Besides the compression set, the elasticity performance is another critical parameter to evaluate the soft foam. A falling-ball rebound tester was used to calculate the elasticity of the PBAT foams, and the results are shown in Figure 11. It is indicated that the resilience of the PBAT foams is about 56.2–58.7%, which is higher than that of the EVA foam, with a value of about 50% [47], but is similar to that of aromatic TPU foam, with a value of about 55–60% [45]. This demonstrates that the PBAT foam with non-crosslinking structure already presents well-defined elasticity, making it a potential candidate for replacing EVA foam or even TPU foam in shoe applications.
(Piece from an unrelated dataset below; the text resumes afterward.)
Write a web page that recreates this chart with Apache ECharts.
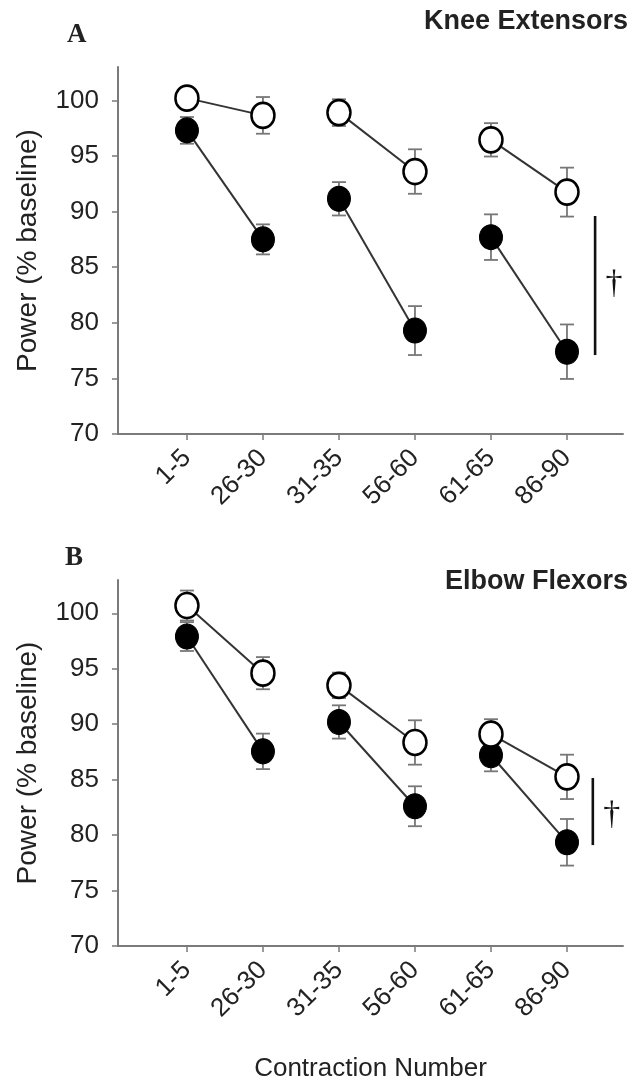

Figure 11 indicates that PBAT foams have a hardness of about 41–45 degree, which is the usual requirement for EVA foam in shoe applications. Meanwhile, the small amount of PBS loading did not obviously increase the hardness of foams, ensuring that the PBAT/PBS blend foam has an excellent surface feel.

4. Conclusions

In this work, soft PBAT and PBAT/PBS blend foams were prepared by a physical foaming process. Both CO₂ and a CO₂/N₂ gas mixture were used as blowing agents. PBAT and PBS had similar chemical structures, and the near-nano-sized tiny PBS phase could be observed in PBAT5 and PBAT10. CO₂ presented high gas solubility and high gas diffusivity, which ensured the as-prepared PBAT foam with a 31 times initial volume expansion, but extreme shrinkage only caused a 5.7 times expansion in the final foam. This kind of shrinkage could be significantly mitigated by using a CO₂/N₂ mixture, where the mixed gas presented much lower gas solubility and gas diffusivity. The influence of PBS and N₂ usage on the foam shrinkage was investigated and then optimized, and the PBAT10 foam, with maximum expansion ratio of 14.7 times, was achieved. A schematic diagram was built to explain the possible mechanism. The decrease in pressure difference within and outside the cell structure and the increased modulus due to the loading of the crystallized PBS phase are possible reasons for the preparation of PBAT/PBS foams with a higher expansion ratio, less shrinkage, and smooth foam surface. The properties of PBAT/PBS foams were investigated, and the foams, with suitable hardness, low compression set, and high rebound, were found to be useful for shoe applications. The PBS loading of 5–10% did not spoil the soft nature of the PBAT foam but improved its thermal stability, which is beneficial for its use in real-world applications.